**Exercise:**
Which lines below hold the word "chart"? Report each one.

[Records from a collection]
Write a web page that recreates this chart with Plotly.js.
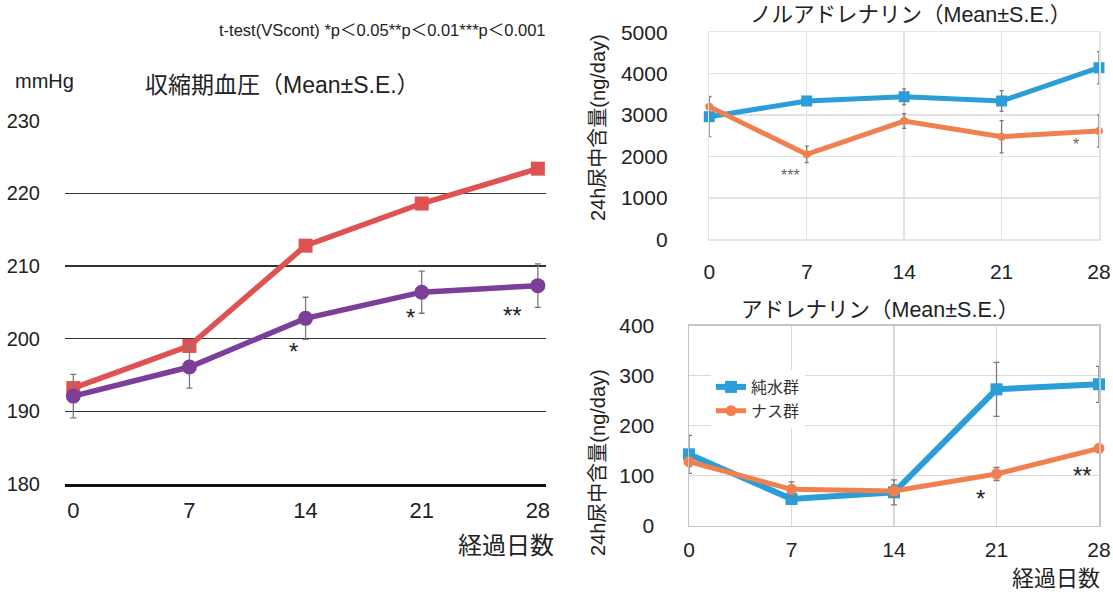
<!DOCTYPE html>
<html>
<head>
<meta charset="utf-8">
<script src="https://cdn.plot.ly/plotly-3.0.1.min.js"></script>
<style>html,body{margin:0;padding:0;background:#fff;}#chart{width:1113px;height:592px;}</style>
</head>
<body>
<div id="chart"></div>
<script>
// ---- data ----
const days = [0, 7, 14, 21, 28];
const dayLabels = ['0', '7', '14', '21', '28'];

// 収縮期血圧 (mmHg)
const bpControl = [193.2, 199.0, 212.8, 218.6, 223.4];
const bpNasu = [192.1, 196.1, 202.8, 206.4, 207.3];
const bpNasuErr = [3.0, 2.9, 2.9, 2.9, 3.0];

// ノルアドレナリン (ng/day)
const naWater = [2961, 3341, 3444, 3341, 4145];
const naWaterErr = [480, 80, 190, 250, 390];
const naNasu = [3203, 2053, 2857, 2478, 2616];
const naNasuErr = [250, 200, 180, 390, 390];

// アドレナリン (ng/day)
const adWater = [142.8, 53.4, 66.8, 272.8, 282.8];
const adWaterErr = [38, 10, 25, 54, 36];
const adNasu = [128, 72.8, 69.4, 103.4, 154.8];
const adNasuErr = [10, 15, 12, 13, 5];

const seriesNames = ['純水群', 'ナス群'];

// ---- style ----
const FONT = 'Liberation Sans, Noto Sans CJK JP, sans-serif';
const RED = '#df5252', PURPLE = '#7b3f99', BLUE = '#2b9ed8', ORANGE = '#f0814f';
const ERR = '#7a7a7a';

function errBar(arr, w) {
  return {type: 'data', array: arr, visible: true, color: ERR, thickness: 1.3, width: w};
}

const traces = [
  {x: days, y: bpControl, xaxis: 'x', yaxis: 'y', mode: 'lines+markers', showlegend: false,
   line: {color: RED, width: 5.5}, marker: {symbol: 'square', size: 14, color: RED}, cliponaxis: false},
  {x: days, y: bpNasu, xaxis: 'x', yaxis: 'y', mode: 'lines+markers', showlegend: false,
   error_y: errBar(bpNasuErr, 3),
   line: {color: PURPLE, width: 5.5}, marker: {symbol: 'circle', size: 15, color: PURPLE}, cliponaxis: false},

  {x: days, y: naWater, xaxis: 'x2', yaxis: 'y2', mode: 'lines+markers', showlegend: false,
   error_y: errBar(naWaterErr, 2),
   line: {color: BLUE, width: 5}, marker: {symbol: 'square', size: 11, color: BLUE}, cliponaxis: false},
  {x: days, y: naNasu, xaxis: 'x2', yaxis: 'y2', mode: 'lines+markers', showlegend: false,
   error_y: errBar(naNasuErr, 2),
   line: {color: ORANGE, width: 5}, marker: {symbol: 'circle', size: 8, color: ORANGE}, cliponaxis: false},

  {x: days, y: adWater, xaxis: 'x3', yaxis: 'y3', mode: 'lines+markers', name: seriesNames[0],
   error_y: errBar(adWaterErr, 3),
   line: {color: BLUE, width: 6}, marker: {symbol: 'square', size: 12, color: BLUE}, cliponaxis: false},
  {x: days, y: adNasu, xaxis: 'x3', yaxis: 'y3', mode: 'lines+markers', name: seriesNames[1],
   error_y: errBar(adNasuErr, 3),
   line: {color: ORANGE, width: 5}, marker: {symbol: 'circle', size: 11, color: ORANGE}, cliponaxis: false}
];

const W = 1113, H = 592;
const px = v => v / W, py = v => 1 - v / H;

function ann(text, x, y, size, opts) {
  return Object.assign({text: text, x: x, y: y, xref: 'paper', yref: 'paper', showarrow: false,
    font: {family: FONT, size: size, color: '#222'}, xanchor: 'center', yanchor: 'middle'}, opts || {});
}
function star(text, x, y, xr, yr, size, color) {
  return {text: text, x: x, y: y, xref: xr, yref: yr, showarrow: false,
    font: {family: FONT, size: size, color: color || '#222'}, xanchor: 'center', yanchor: 'middle'};
}

const layout = {
  width: W, height: H,
  margin: {l: 0, r: 0, t: 0, b: 0},
  paper_bgcolor: '#fff', plot_bgcolor: 'rgba(0,0,0,0)',
  font: {family: FONT, color: '#222'},
  showlegend: true,
  legend: {x: px(711), y: py(370), xanchor: 'left', yanchor: 'top', bgcolor: '#fff',
    font: {family: FONT, size: 16, color: '#333'}, itemwidth: 30, tracegroupgap: 0},
  xaxis: {domain: [px(65), px(546)], range: [-0.5, 28.49], anchor: 'y',
    tickvals: days, ticktext: dayLabels, ticks: '', ticklen: 0, ticklabelstandoff: 5,
    showgrid: false, zeroline: false, showline: true, linecolor: '#111', linewidth: 3,
    tickfont: {family: FONT, size: 22, color: '#222'}},
  yaxis: {domain: [py(484), py(120.7)], range: [180, 230], dtick: 10, anchor: 'x',
    ticks: '', ticklen: 0, ticklabelstandoff: 24, showgrid: true, gridcolor: '#333', gridwidth: 1.4,
    zeroline: false, showline: false, tickfont: {family: FONT, size: 20, color: '#222'}},

  xaxis2: {domain: [px(709.3), px(1099)], range: [0, 28], anchor: 'y2',
    tickvals: days, ticktext: dayLabels, ticks: '', ticklen: 0, ticklabelstandoff: 13,
    showgrid: true, gridcolor: '#e2e2e2', gridwidth: 1.5, zeroline: false,
    showline: true, mirror: true, linecolor: '#e4e4e4', linewidth: 1.5,
    tickfont: {family: FONT, size: 21, color: '#222'}},
  yaxis2: {domain: [py(239.3), py(32.3)], range: [0, 5000], dtick: 1000, anchor: 'x2',
    ticks: '', ticklen: 0, ticklabelstandoff: 36, showgrid: true, gridcolor: '#e2e2e2', gridwidth: 1.5,
    zeroline: false, showline: true, mirror: true, linecolor: '#e4e4e4', linewidth: 1.5,
    tickfont: {family: FONT, size: 21, color: '#222'}},

  xaxis3: {domain: [px(689), px(1099)], range: [0, 28], anchor: 'y3',
    tickvals: days, ticktext: dayLabels, ticks: '', ticklen: 0, ticklabelstandoff: 5,
    showgrid: true, gridcolor: '#d9d9d9', gridwidth: 1.3, zeroline: false,
    showline: true, mirror: true, linecolor: '#c4c4c4', linewidth: 1.5,
    tickfont: {family: FONT, size: 21, color: '#222'}},
  yaxis3: {domain: [py(525.7), py(325.7)], range: [0, 400], dtick: 100, anchor: 'x3',
    ticks: '', ticklen: 0, ticklabelstandoff: 29, showgrid: true, gridcolor: '#d9d9d9', gridwidth: 1.3,
    zeroline: false, showline: true, mirror: true, linecolor: '#c4c4c4', linewidth: 1.5,
    tickfont: {family: FONT, size: 21, color: '#222'}},

  annotations: [
    ann('t-test(VScont) *p＜0.05**p＜0.01***p＜0.001', px(382.5), py(30), 16.5),
    ann('mmHg', px(44), py(81), 20),
    ann('収縮期血圧（Mean±S.E.）', px(282), py(85), 23),
    ann('経過日数', px(556), py(545), 24, {xanchor: 'right'}),
    ann('ノルアドレナリン（Mean±S.E.）', px(911), py(15), 21.5),
    ann('24h尿中含量(ng/day)', px(598), py(128), 20, {textangle: -90}),
    ann('アドレナリン（Mean±S.E.）', px(880), py(310), 21.5),
    ann('24h尿中含量(ng/day)', px(598), py(463), 20, {textangle: -90}),
    ann('経過日数', px(1102), py(578), 22, {xanchor: 'right'}),

    star('*', 13.26, 198.3, 'x', 'y', 24),
    star('*', 20.3, 202.9, 'x', 'y', 24),
    star('**', 26.5, 203.2, 'x', 'y', 24),
    star('***', 5.8, 1530, 'x2', 'y2', 16, '#666'),
    star('*', 26.36, 2290, 'x2', 'y2', 16, '#666'),
    star('*', 19.88, 55, 'x3', 'y3', 24),
    star('**', 26.9, 100, 'x3', 'y3', 24)
  ]
};

Plotly.newPlot('chart', traces, layout, {displayModeBar: false, staticPlot: true});
</script>
</body>
</html>
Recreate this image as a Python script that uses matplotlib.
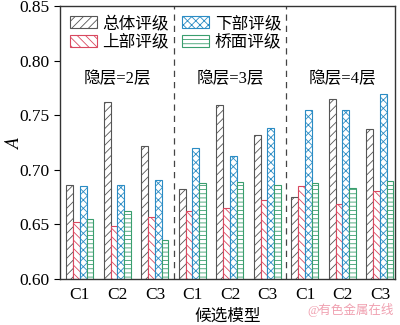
import numpy as np
import matplotlib
matplotlib.use("Agg")
import matplotlib.pyplot as plt

plt.rcParams['font.family'] = ['Liberation Serif', 'DejaVu Serif', 'Noto Sans CJK SC']
plt.rcParams['mathtext.fontset'] = 'stix'
plt.rcParams['hatch.linewidth'] = 0.6

models = ['C1', 'C2', 'C3', 'C1', 'C2', 'C3', 'C1', 'C2', 'C3']
groups = ['隐层=2层', '隐层=3层', '隐层=4层']
series = ['总体评级', '上部评级', '下部评级', '桥面评级']

overall = [0.686, 0.762, 0.722, 0.682, 0.759, 0.732, 0.675, 0.765, 0.737]
upper = [0.652, 0.649, 0.657, 0.662, 0.665, 0.672, 0.685, 0.669, 0.681]
lower = [0.685, 0.686, 0.691, 0.720, 0.713, 0.738, 0.755, 0.755, 0.769]
deck = [0.655, 0.662, 0.636, 0.688, 0.689, 0.686, 0.688, 0.683, 0.690]

colors = ['#555555', '#d9485f', '#2b8cc4', '#3a9e6e']
hatches = ['////', '\\\\\\\\', 'xxxx', '----']

fig = plt.figure(figsize=(4, 3.25), dpi=100)
ax = fig.add_axes([0.15, 0.1415, 0.8375, 0.84])

x = np.arange(len(models))
w = 0.18
for i, vals in enumerate([overall, upper, lower, deck]):
    ax.bar(x + (i - 1.5) * w, np.array(vals) - 0.6, w, bottom=0.6,
           facecolor='white', edgecolor=colors[i], hatch=hatches[i],
           linewidth=0.8, label=series[i])

for sep in [2.5, 5.5]:
    ax.axvline(sep, color='#444444', linestyle=(0, (5, 4)), linewidth=0.9)

for g, name in enumerate(groups):
    ax.text(3 * g + 1, 0.783, name, ha='center', va='center', fontsize=12)

ax.set_xlim(-0.53, 8.4)
ax.set_ylim(0.60, 0.85)
ax.set_yticks([0.60, 0.65, 0.70, 0.75, 0.80, 0.85])
ax.set_yticklabels(['0.60', '0.65', '0.70', '0.75', '0.80', '0.85'])
ax.set_xticks(x)
ax.set_xticklabels(models)
ax.tick_params(axis='y', direction='out', length=4, labelsize=12.5)
ax.tick_params(axis='x', length=0, labelsize=12.5, pad=6)
for s in ax.spines.values():
    s.set_color('#333333')
    s.set_linewidth(1.0)

ax.set_ylabel('$A$', fontsize=14)
ax.yaxis.set_label_coords(-0.11, 0.5)
ax.set_xlabel('候选模型', fontsize=12, labelpad=4)

ax.legend(ncol=2, loc='upper left', frameon=False, fontsize=12,
          handlelength=1.6, handleheight=0.7, columnspacing=0.8,
          handletextpad=0.35, labelspacing=0.15, borderaxespad=0.2,
          borderpad=0.4, bbox_to_anchor=(0.0, 1.0))

fig.text(0.985, 0.025, '@有色金属在线', ha='right', va='bottom',
         fontsize=9, color='#f0a0b0')

fig.savefig('out.png', dpi=100)
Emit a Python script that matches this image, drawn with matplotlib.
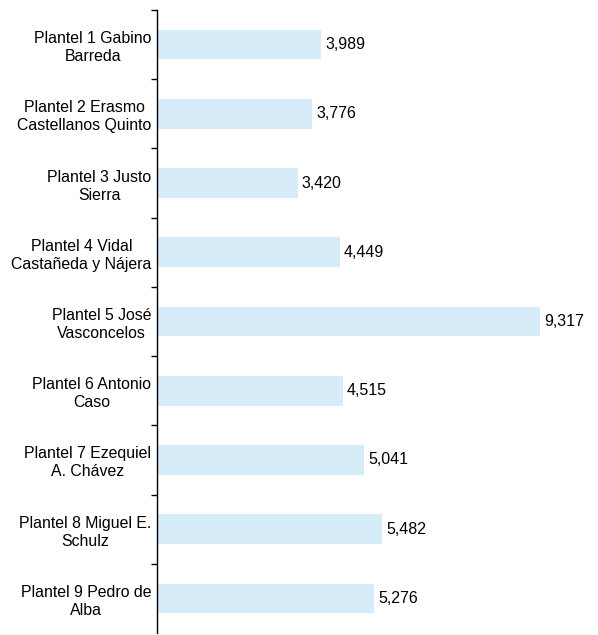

**Answer to the task:**
Write a web page that recreates this chart with Plotly.js.
<style>html,body{margin:0;padding:0;background:#fff;}#chart{width:1113px;height:592px;}</style>
<div id="chart"></div>
Plotly.newPlot('chart', traces, layout, {displayModeBar: false, staticPlot: true});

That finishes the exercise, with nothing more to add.